As a personal trainer you’ve learnt from your PT course how to conduct a consultation, asking all the usual questions to find out about their training history, their routine and most importantly their goals. The mistake most people make is they stop asking about their clients’ goals when they get the first answer.

You get “I want to lose weight” as their goal then you help formulate that into a SMART goal such as “I want to lose 5kg in the next 3 months”. Yes it’s specific, measurable, achievable, realistic and time-bound, but it doesn’t address the most important question…WHY?.

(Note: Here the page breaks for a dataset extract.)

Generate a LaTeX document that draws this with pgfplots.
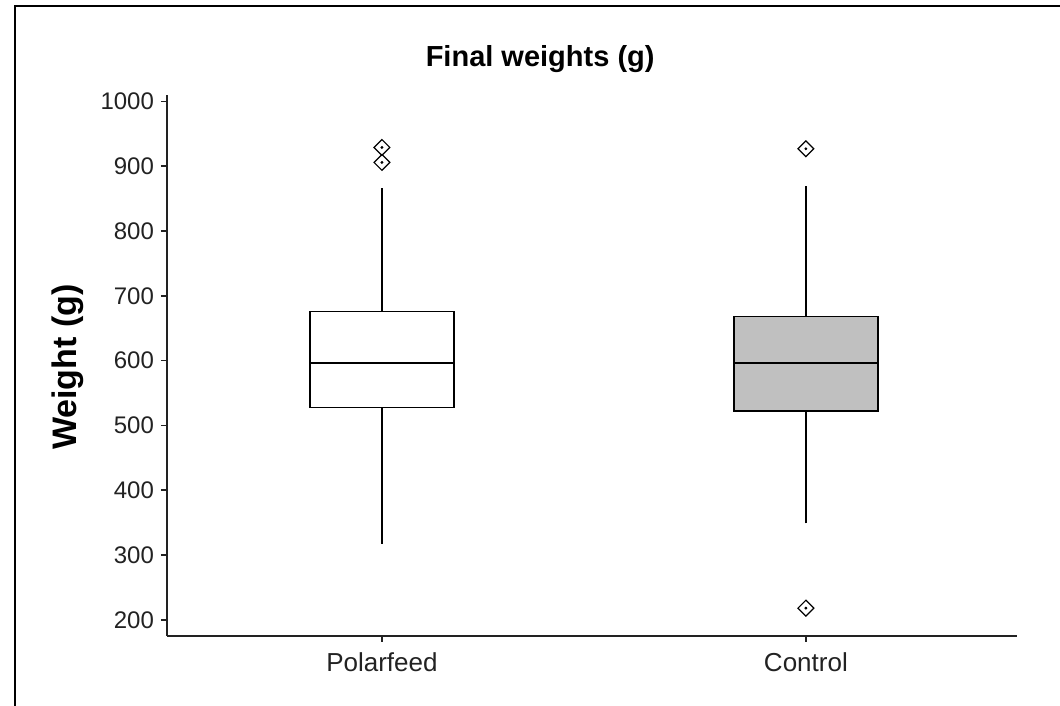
\documentclass[border=0pt]{standalone}
\usepackage{fontspec}
\setmainfont{Liberation Sans}
\usepackage{pgfplots}
\pgfplotsset{compat=1.18}

\definecolor{boxgray}{HTML}{C0C0C0}
\definecolor{axisgray}{HTML}{222222}

\begin{document}
\begin{tikzpicture}
\useasboundingbox (0,0) rectangle (530pt,353pt);
% outer frame (only left and top edges are visible)
\draw[line width=1pt, black] (7.5pt,-10pt) -- (7.5pt,350pt) -- (560pt,350pt);

\begin{axis}[
    at={(83.5pt,35pt)}, anchor=south west,
    scale only axis,
    width=425pt, height=270.5pt,
    xmin=0.493, xmax=2.498,
    ymin=175, ymax=1010,
    axis lines=left,
    axis line style={-, axisgray, line width=0.8pt},
    tick align=outside,
    major tick length=3pt,
    tick style={axisgray, line width=0.8pt},
    xtick={1,2},
    xticklabels={Polarfeed,Control},
    ytick={200,300,...,1000},
    /pgf/number format/1000 sep={},
    /pgf/number format/assume math mode=true,
    ticklabel style={font=\fontsize{12}{14}\selectfont, text=axisgray},
    xticklabel style={font=\fontsize{13}{15}\selectfont, yshift=-2pt},
    title={\textbf{Final weights (g)}},
    title style={at={(axis description cs:0.439,1.044)}, anchor=center,
                 font=\fontsize{14.5}{17}\selectfont},
    ylabel={\textbf{Weight (g)}},
    ylabel style={at={(axis description cs:-0.1165,0.497)}, anchor=center,
                  font=\fontsize{17}{20}\selectfont},
]

% whiskers (plain vertical lines, no caps)
\addplot[black, line width=0.75pt] coordinates {(1,317) (1,528)};
\addplot[black, line width=0.75pt] coordinates {(1,676) (1,867)};
\addplot[black, line width=0.75pt] coordinates {(2,349) (2,522)};
\addplot[black, line width=0.75pt] coordinates {(2,668) (2,869)};

% Polarfeed box: q1=528, q3=676, median=596
\addplot[draw=black, line width=0.75pt, fill=white]
    coordinates {(0.83,528) (1.17,528) (1.17,676) (0.83,676)} --cycle;
\addplot[black, line width=0.75pt] coordinates {(0.83,596) (1.17,596)};

% Control box: q1=522, q3=668, median=596
\addplot[draw=black, line width=0.75pt, fill=boxgray]
    coordinates {(1.83,522) (2.17,522) (2.17,668) (1.83,668)} --cycle;
\addplot[black, line width=0.75pt] coordinates {(1.83,596) (2.17,596)};

% outliers
\addplot[only marks, mark=square, mark size=2.8pt,
         mark options={rotate=45, line width=0.6pt, draw=black, fill=white}]
    coordinates {(1,929) (1,906) (2,927) (2,218)};
\addplot[only marks, mark=*, mark size=0.5pt, black]
    coordinates {(1,929) (1,906) (2,927) (2,218)};

\end{axis}
\end{tikzpicture}
\end{document}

Understanding why they want to lose 5kg in the next 3 months is what will help you keep them motivated. When they inevitably hit a plateau for a week or 2, it’s the why that will keep them going. When they have the choice of snoozing the alarm or getting up to go to the gym before work it’s the why that will get them out of bed. When choosing between the the home cooked meal or the takeaway it’s the why that will persuade them to put their apron on.

When we talk about understanding a clients’ why, we mean their intrinsic motivations. The deeper reason behind their goals. It is unlikely they want to lose 5kg just for the sake of it, there is likely a deeper more important reason behind it.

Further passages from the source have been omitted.